If all this is true, then this business seems like another tailor made controversy. It is a rarity for any Muslim to convert to any religion, in fact it is all but unheard of. In all of Afghanistan, there are few non-Muslims, just a reative handful of Indian born Sikhs and Hindus. Now this guy comes out of the woodwork, and is remarkably unrepentant about his conversion to his stated belief in “The Trinity”, and in Christ as the sacrificial “Son of God” though at the same time he professes belief in Alah as the one true God. He has been, in fact, manifestly determined. So where exactly did he come from. And why?

Understand, I am not in the least bit questioning his sincerity, but I am wondering at the timing of his arrest, and his impending trial and eventual sentence, whatever that might turn out to be. There have been hints he may be found to be mentally incompetent, and so unfit to stand trial, and so may be sentenced to an asylum, to prison, or exile. I guess thereis also a chance he might be offerred the opportunity to repudiate his Christian adopted religion, but I would imagine that is an outside possibiliy at best.

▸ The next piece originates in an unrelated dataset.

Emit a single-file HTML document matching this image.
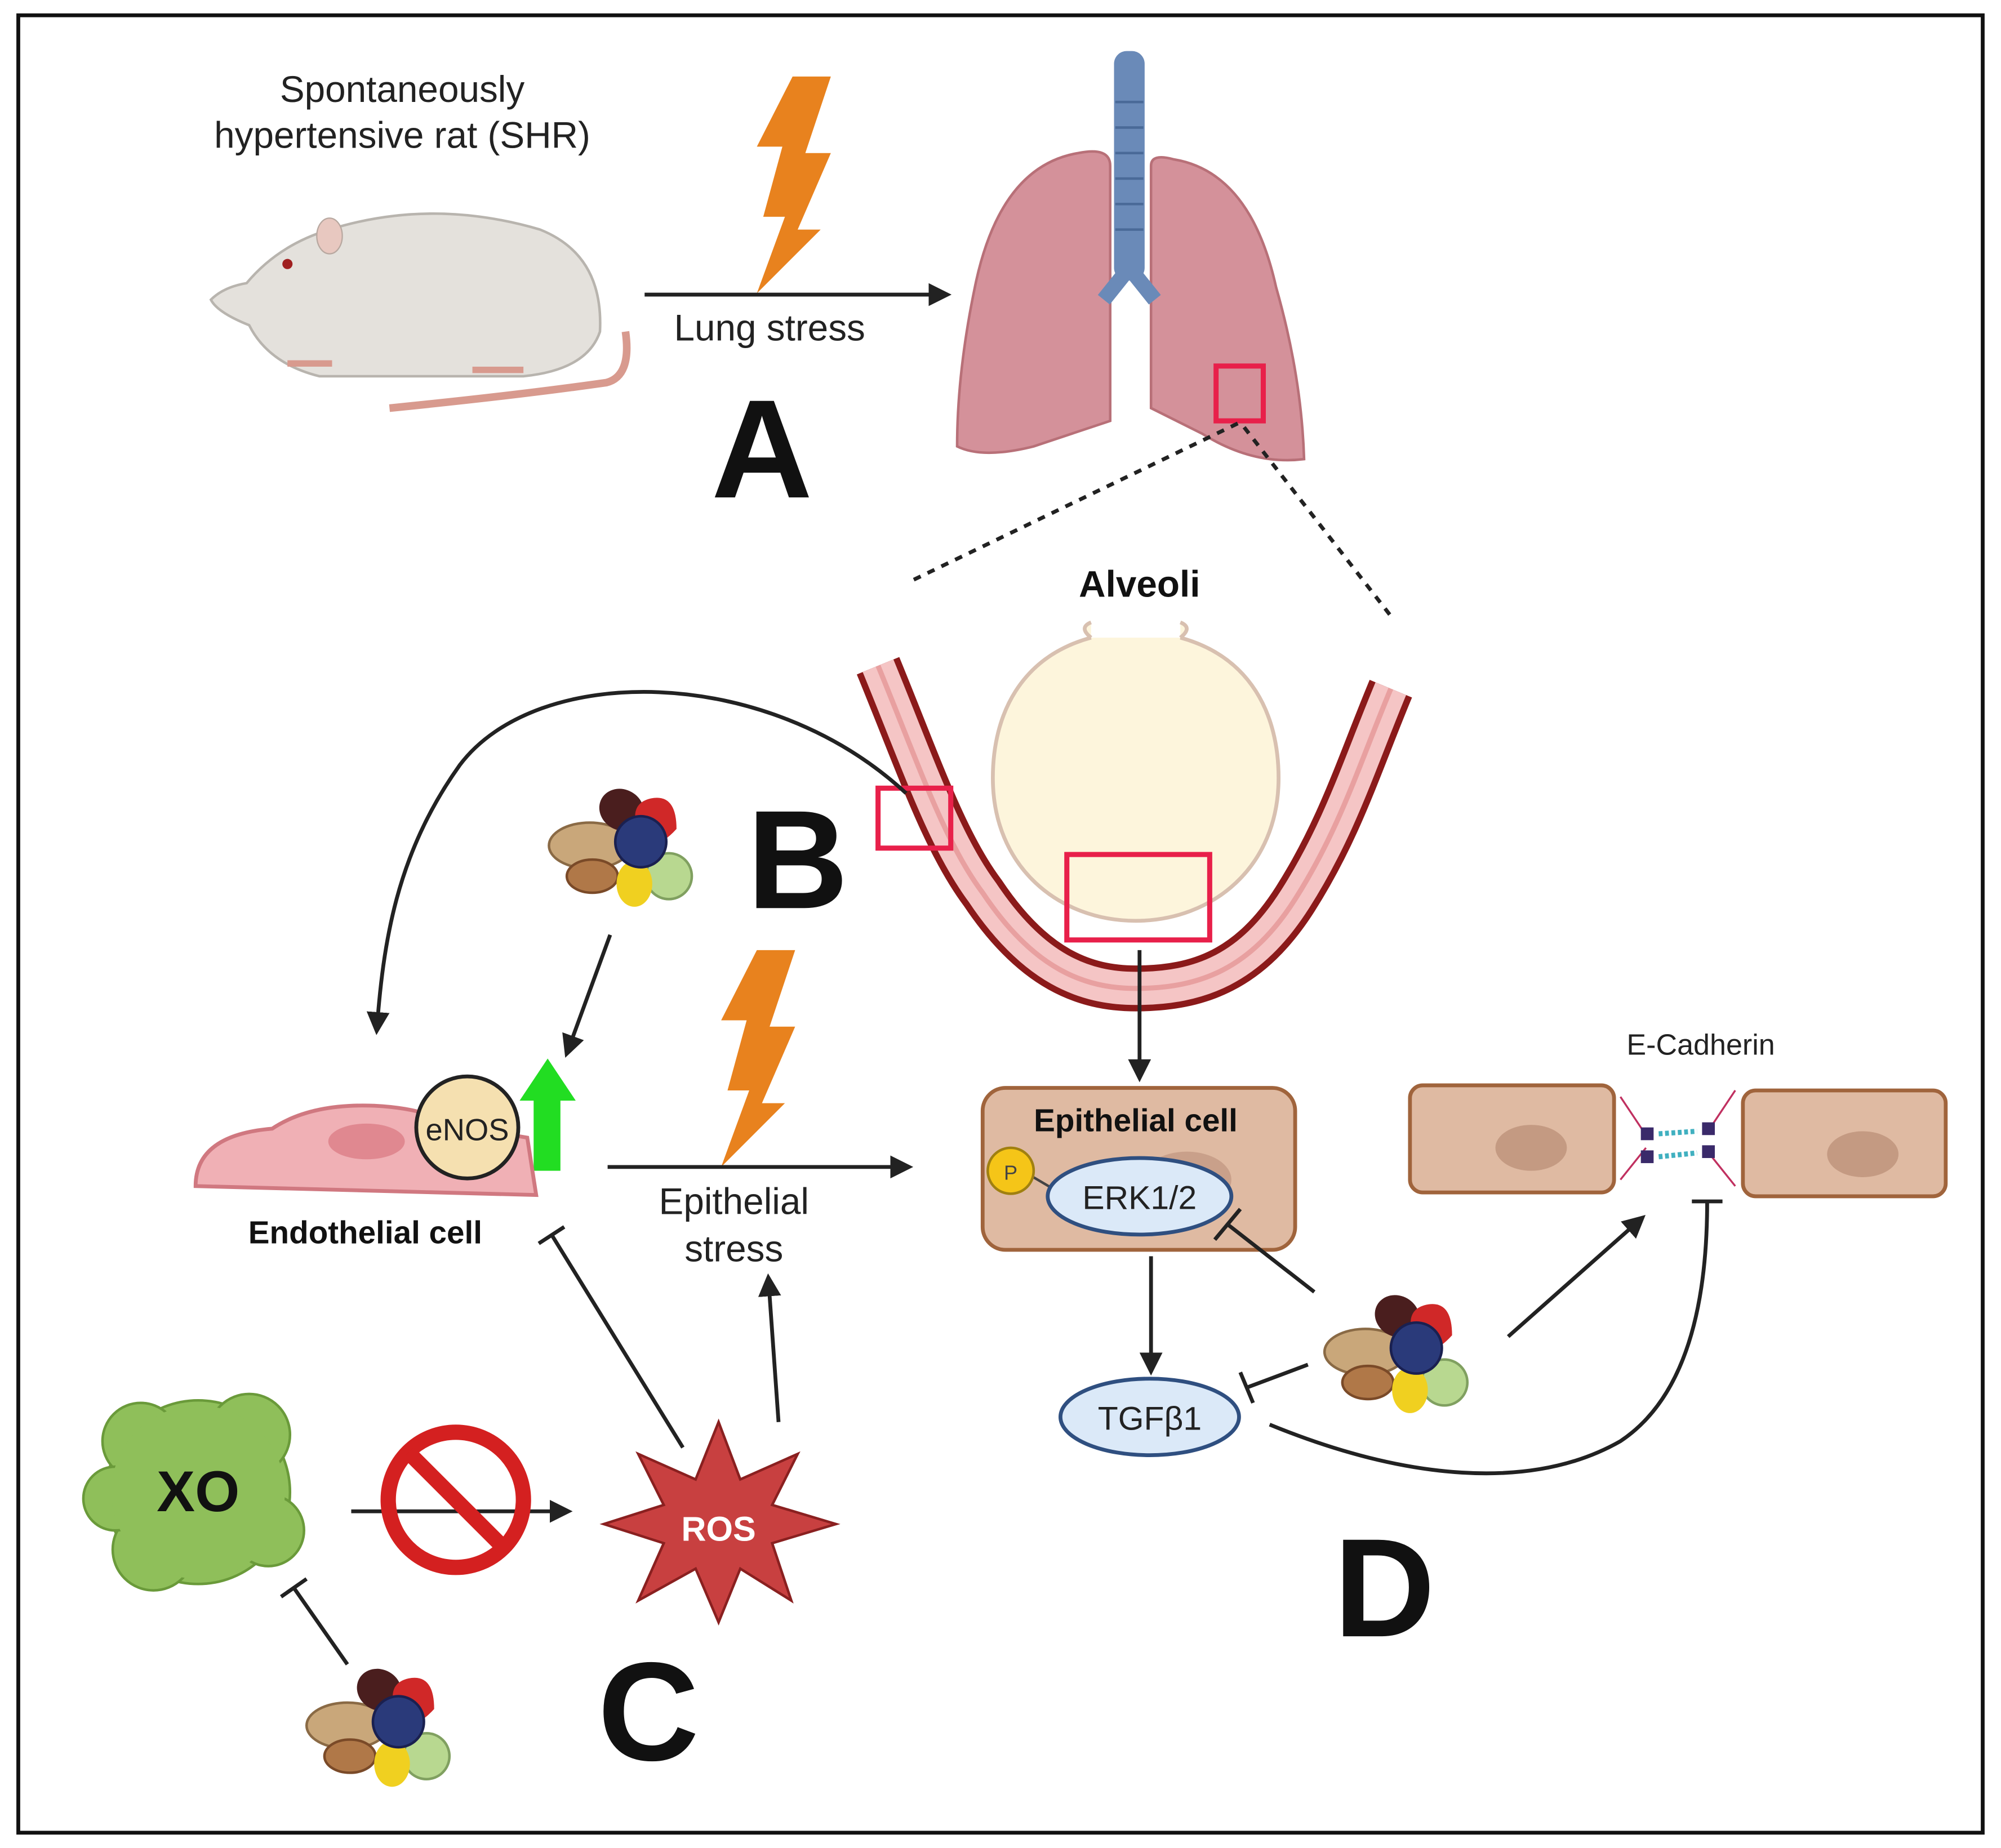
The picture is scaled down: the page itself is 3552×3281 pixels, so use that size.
<!DOCTYPE html>
<html><head><meta charset="utf-8"><style>
html,body{margin:0;padding:0;background:#fff;}
svg{display:block;}
text{font-family:"Liberation Sans",sans-serif;}
</style></head><body>
<svg width="3552" height="3281" viewBox="0 0 1568 1449" xmlns="http://www.w3.org/2000/svg">
<defs>
<marker id="ar" viewBox="0 0 10 10" refX="8" refY="5" markerWidth="6" markerHeight="6" orient="auto-start-reverse"><path d="M0,0 L10,5 L0,10 z" fill="#222"/></marker>
<g id="food">
<ellipse cx="-30" cy="-2" rx="32" ry="18" fill="#c9a77a" stroke="#8a6a45" stroke-width="2"/>
<ellipse cx="-5" cy="-30" rx="18" ry="16" fill="#4a1e1e" transform="rotate(30 -5 -30)"/>
<path d="M38,-15 q0,-28 -20,-24 q-18,4 -10,26 q10,20 30,-2z" fill="#d02828"/>
<ellipse cx="-28" cy="22" rx="20" ry="13" fill="#b07848" stroke="#7a4a28" stroke-width="2"/>
<circle cx="32" cy="22" r="18" fill="#b8d890" stroke="#80a060" stroke-width="2"/>
<ellipse cx="5" cy="28" rx="14" ry="18" fill="#f0d020"/>
<circle cx="10" cy="-5" r="20" fill="#2a3a7a" stroke="#1a2050" stroke-width="2"/>
</g>
<g id="bolt"><path d="M28,0 L58,0 L38,60 L58,60 L32,120 L50,120 L0,170 L22,110 L5,110 L20,55 L0,55 z" fill="#e8821e"/></g>
</defs>
<rect x="14" y="12" width="1540" height="1425" fill="#fff" stroke="#111" stroke-width="3"/>

<text x="315" y="80" font-size="29" text-anchor="middle" fill="#222">Spontaneously</text>
<text x="315" y="116" font-size="29" text-anchor="middle" fill="#222">hypertensive rat (SHR)</text>
<path d="M305,320 q100,-10 170,-20 q20,-5 15,-40" fill="none" stroke="#d89a8e" stroke-width="6"/>
<path d="M193,222 q25,-30 65,-42 q80,-25 165,0 q50,20 47,80 q-10,30 -60,35 l-160,0 q-40,-10 -55,-40 q-25,-10 -30,-20 q10,-10 28,-13z" fill="#e4e1dc" stroke="#b8b4ae" stroke-width="2"/>
<ellipse cx="258" cy="185" rx="10" ry="14" fill="#e8c8c0" stroke="#b8a8a0"/>
<circle cx="225" cy="207" r="4" fill="#a02020"/>
<path d="M225,285 l35,0 M370,290 l40,0" stroke="#d89a8e" stroke-width="5"/>
<use href="#bolt" x="593" y="60"/>
<line x1="505" y1="231" x2="742" y2="231" stroke="#222" stroke-width="3" marker-end="url(#ar)"/>
<text x="603" y="267" font-size="29" text-anchor="middle" fill="#222">Lung stress</text>
<text x="597" y="390" font-size="110" font-weight="bold" text-anchor="middle" fill="#111">A</text>
<path d="M845,120 q-60,10 -80,100 q-15,70 -15,130 q20,10 60,0 l60,-20 l0,-200 q0,-15 -25,-10z" fill="#d4919a" stroke="#b87078" stroke-width="2"/>
<path d="M920,125 q60,10 80,100 q20,70 22,135 q-40,5 -80,-20 l-40,-20 l0,-190 q0,-10 18,-5z" fill="#d4919a" stroke="#b87078" stroke-width="2"/>
<rect x="873" y="40" width="24" height="180" rx="10" fill="#6a8ab8"/>
<g stroke="#4a6a98" stroke-width="2"><line x1="874" y1="80" x2="896" y2="80"/><line x1="874" y1="100" x2="896" y2="100"/><line x1="874" y1="120" x2="896" y2="120"/><line x1="874" y1="140" x2="896" y2="140"/><line x1="874" y1="160" x2="896" y2="160"/><line x1="874" y1="180" x2="896" y2="180"/></g>
<path d="M885,210 l-20,25 M885,210 l20,25" stroke="#6a8ab8" stroke-width="12"/>
<rect x="953" y="287" width="37" height="43" fill="none" stroke="#e8204a" stroke-width="4"/>
<line x1="970" y1="332" x2="713" y2="456" stroke="#222" stroke-width="3" stroke-dasharray="6,6"/>
<line x1="975" y1="335" x2="1090" y2="483" stroke="#222" stroke-width="3" stroke-dasharray="6,6"/>
<text x="893" y="468" font-size="29" font-weight="bold" text-anchor="middle" fill="#111">Alveoli</text>

<path d="M688,522 C720,600 740,660 770,700 C810,760 850,775 890,775 C940,775 980,760 1015,705 C1050,650 1065,600 1090,540" fill="none" stroke="#8b1a1a" stroke-width="36"/>
<path d="M688,522 C720,600 740,660 770,700 C810,760 850,775 890,775 C940,775 980,760 1015,705 C1050,650 1065,600 1090,540" fill="none" stroke="#f5c5c5" stroke-width="26"/>
<path d="M688,522 C720,600 740,660 770,700 C810,760 850,775 890,775 C940,775 980,760 1015,705 C1050,650 1065,600 1090,540" fill="none" stroke="#e8a0a0" stroke-width="4"/>
<path d="M855,500 C800,515 778,560 778,610 C778,680 830,722 890,722 C950,722 1002,680 1002,610 C1002,560 980,515 925,500 M855,500 q-10,-8 0,-12 M925,500 q10,-8 0,-12" fill="#fdf5dc" stroke="#d8c0b0" stroke-width="3"/>
<rect x="688" y="618" width="57" height="47" fill="none" stroke="#e8204a" stroke-width="4"/>
<rect x="836" y="670" width="112" height="67" fill="none" stroke="#e8204a" stroke-width="4"/>
<text x="625" y="712" font-size="110" font-weight="bold" text-anchor="middle" fill="#111">B</text>

<path d="M710,622 C600,520 420,520 360,600 C310,670 300,740 295,808" fill="none" stroke="#222" stroke-width="3" marker-end="url(#ar)"/>
<use href="#food" x="492" y="665"/>
<line x1="478" y1="733" x2="444" y2="826" stroke="#222" stroke-width="3" marker-end="url(#ar)"/>
<path d="M418,918 l21,0 l0,-55 l12,0 l-22,-33 l-22,33 l11,0z" fill="#22dd22"/>
<path d="M153,930 q0,-40 60,-45 q30,-20 80,-18 q40,2 60,15 l60,10 l7,45 z" fill="#f0b0b5" stroke="#d07880" stroke-width="3"/>
<ellipse cx="287" cy="895" rx="30" ry="14" fill="#e08890"/>
<circle cx="366" cy="884" r="40" fill="#f5e0b0" stroke="#222" stroke-width="3"/>
<text x="366" y="894" font-size="24" text-anchor="middle" fill="#222">eNOS</text>
<text x="286" y="975" font-size="25" font-weight="bold" text-anchor="middle" fill="#111">Endothelial cell</text>

<use href="#bolt" x="565" y="745"/>
<line x1="476" y1="915" x2="712" y2="915" stroke="#222" stroke-width="3" marker-end="url(#ar)"/>
<text x="575" y="952" font-size="29" text-anchor="middle" fill="#222">Epithelial</text>
<text x="575" y="989" font-size="29" text-anchor="middle" fill="#222">stress</text>

<line x1="893" y1="745" x2="893" y2="845" stroke="#222" stroke-width="3" marker-end="url(#ar)"/>
<rect x="770" y="853" width="245" height="127" rx="18" fill="#dfbaa2" stroke="#a0643c" stroke-width="3"/>
<ellipse cx="930" cy="925" rx="35" ry="22" fill="#c9a08a"/>
<text x="890" y="887" font-size="25" font-weight="bold" text-anchor="middle" fill="#111">Epithelial cell</text>
<line x1="808" y1="922" x2="825" y2="932" stroke="#444" stroke-width="2"/>
<circle cx="792" cy="918" r="18" fill="#f5c518" stroke="#a08010" stroke-width="2"/>
<text x="792" y="925" font-size="16" text-anchor="middle" fill="#444">P</text>
<ellipse cx="893" cy="938" rx="72" ry="30" fill="#dbe9f8" stroke="#2f4f80" stroke-width="3"/>
<text x="893" y="948" font-size="26" text-anchor="middle" fill="#222">ERK1/2</text>
<line x1="902" y1="985" x2="902" y2="1075" stroke="#222" stroke-width="3" marker-end="url(#ar)"/>
<ellipse cx="901" cy="1111" rx="70" ry="30" fill="#dbe9f8" stroke="#2f4f80" stroke-width="3"/>
<text x="901" y="1121" font-size="26" text-anchor="middle" fill="#222">TGFβ1</text>
<use href="#food" x="1100" y="1062"/>
<line x1="1030" y1="1013" x2="962" y2="960" stroke="#222" stroke-width="3"/>
<line x1="952" y1="972" x2="972" y2="948" stroke="#222" stroke-width="3"/>
<line x1="1025" y1="1070" x2="977" y2="1088" stroke="#222" stroke-width="3"/>
<line x1="972" y1="1076" x2="982" y2="1100" stroke="#222" stroke-width="3"/>
<line x1="1182" y1="1048" x2="1287" y2="955" stroke="#222" stroke-width="3" marker-end="url(#ar)"/>
<path d="M995,1117 C1100,1160 1200,1170 1270,1130 C1330,1090 1338,1000 1338,942" fill="none" stroke="#222" stroke-width="3"/>
<line x1="1326" y1="942" x2="1350" y2="942" stroke="#222" stroke-width="3"/>
<text x="1333" y="827" font-size="23" text-anchor="middle" fill="#222">E-Cadherin</text>
<rect x="1105" y="851" width="160" height="84" rx="10" fill="#dfbaa2" stroke="#a0643c" stroke-width="3"/>
<ellipse cx="1200" cy="900" rx="28" ry="18" fill="#c49a82"/>
<rect x="1366" y="855" width="159" height="83" rx="10" fill="#dfbaa2" stroke="#a0643c" stroke-width="3"/>
<ellipse cx="1460" cy="905" rx="28" ry="18" fill="#c49a82"/>
<g stroke="#c03060" stroke-width="1.5"><line x1="1270" y1="860" x2="1290" y2="890"/><line x1="1270" y1="925" x2="1290" y2="900"/><line x1="1360" y1="855" x2="1340" y2="885"/><line x1="1360" y1="930" x2="1340" y2="905"/></g>
<rect x="1286" y="884" width="10" height="10" fill="#3a2a6a"/><rect x="1286" y="902" width="10" height="10" fill="#3a2a6a"/>
<rect x="1334" y="880" width="10" height="10" fill="#3a2a6a"/><rect x="1334" y="898" width="10" height="10" fill="#3a2a6a"/>
<line x1="1300" y1="889" x2="1330" y2="887" stroke="#40b0c0" stroke-width="4" stroke-dasharray="3,2"/>
<line x1="1300" y1="907" x2="1330" y2="904" stroke="#40b0c0" stroke-width="4" stroke-dasharray="3,2"/>
<text x="1085" y="1283" font-size="110" font-weight="bold" text-anchor="middle" fill="#111">D</text>

<g fill="#8fbf5a" stroke="#6a9a3a" stroke-width="2">
<circle cx="155" cy="1170" r="72"/>
<circle cx="110" cy="1130" r="30"/><circle cx="195" cy="1125" r="32"/><circle cx="210" cy="1200" r="28"/><circle cx="120" cy="1215" r="32"/><circle cx="90" cy="1175" r="25"/>
</g>
<circle cx="155" cy="1170" r="68" fill="#8fbf5a"/>
<text x="155" y="1185" font-size="45" font-weight="bold" text-anchor="middle" fill="#111">XO</text>
<line x1="275" y1="1185" x2="445" y2="1185" stroke="#222" stroke-width="3" marker-end="url(#ar)"/>
<circle cx="357" cy="1176" r="53" fill="none" stroke="#d42020" stroke-width="12"/>
<line x1="320" y1="1139" x2="394" y2="1213" stroke="#d42020" stroke-width="12"/>
<path d="M563,1115 L580,1160 L625,1140 L605,1180 L655,1195 L605,1210 L620,1255 L580,1230 L563,1272 L545,1230 L500,1255 L520,1210 L473,1195 L520,1180 L500,1140 L545,1160 Z" fill="#c84040" stroke="#8a2020" stroke-width="2"/>
<text x="563" y="1208" font-size="27" font-weight="bold" text-anchor="middle" fill="#fff">ROS</text>
<line x1="535" y1="1135" x2="432" y2="968" stroke="#222" stroke-width="3"/>
<line x1="422" y1="975" x2="442" y2="962" stroke="#222" stroke-width="3"/>
<line x1="610" y1="1115" x2="602" y2="1002" stroke="#222" stroke-width="3" marker-end="url(#ar)"/>
<use href="#food" x="302" y="1355"/>
<line x1="272" y1="1305" x2="230" y2="1245" stroke="#222" stroke-width="3"/>
<line x1="220" y1="1252" x2="240" y2="1238" stroke="#222" stroke-width="3"/>
<text x="508" y="1380" font-size="110" font-weight="bold" text-anchor="middle" fill="#111">C</text>
</svg>
</body></html>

Still, whatever avenue of escape is presented him, this has to be accepted, theoretically, in order to keep the peace, by the immams and their followers. If he is offerred this out, that could to at least some degree defuse Karzai’s dilemna, but not Bush’s with his own base, who might demand that Bush reitierate his assertion that all religions should be respected, and protection, including the rights of the converted, particularly of those Muslims converted to Christianity. Not merely his rights to not be executed, but also his rights to continue livng in the country in peace and freedom, and allowed to openly practice his faith.

Of course, this would be playing right into the hands of those radical Immams who I feel are tying to drive a wedge between America and the fledgling democracy of Afghanistan. But at this point, a lot of these Christian conservatives probably don’t really care about that, in fact, it probably suits them just as well as it does the Immams.

2 comments:

Anonymous said...

... and I think to myself, what a wonderful world.
With this kind of thing still going on, in our enlightened age, I wonder how long it will be- or if it will ever happen at all for that matter- that humans will have the right to worship as they choose. You're right, it's oddly coincidental that this guy pops up now after 27 years of his illegal ways.
Makes me profoundly glad to live here, I guess

SecondComingOfBast said...

Yeah, with all it's problems I wouldn't live anywhere but here either, though I guess if I was born and raised there I might feel differently. Hard to imagine,though. And there does seem to be a hell of a lot more people wanting to come here than wanting to leave here.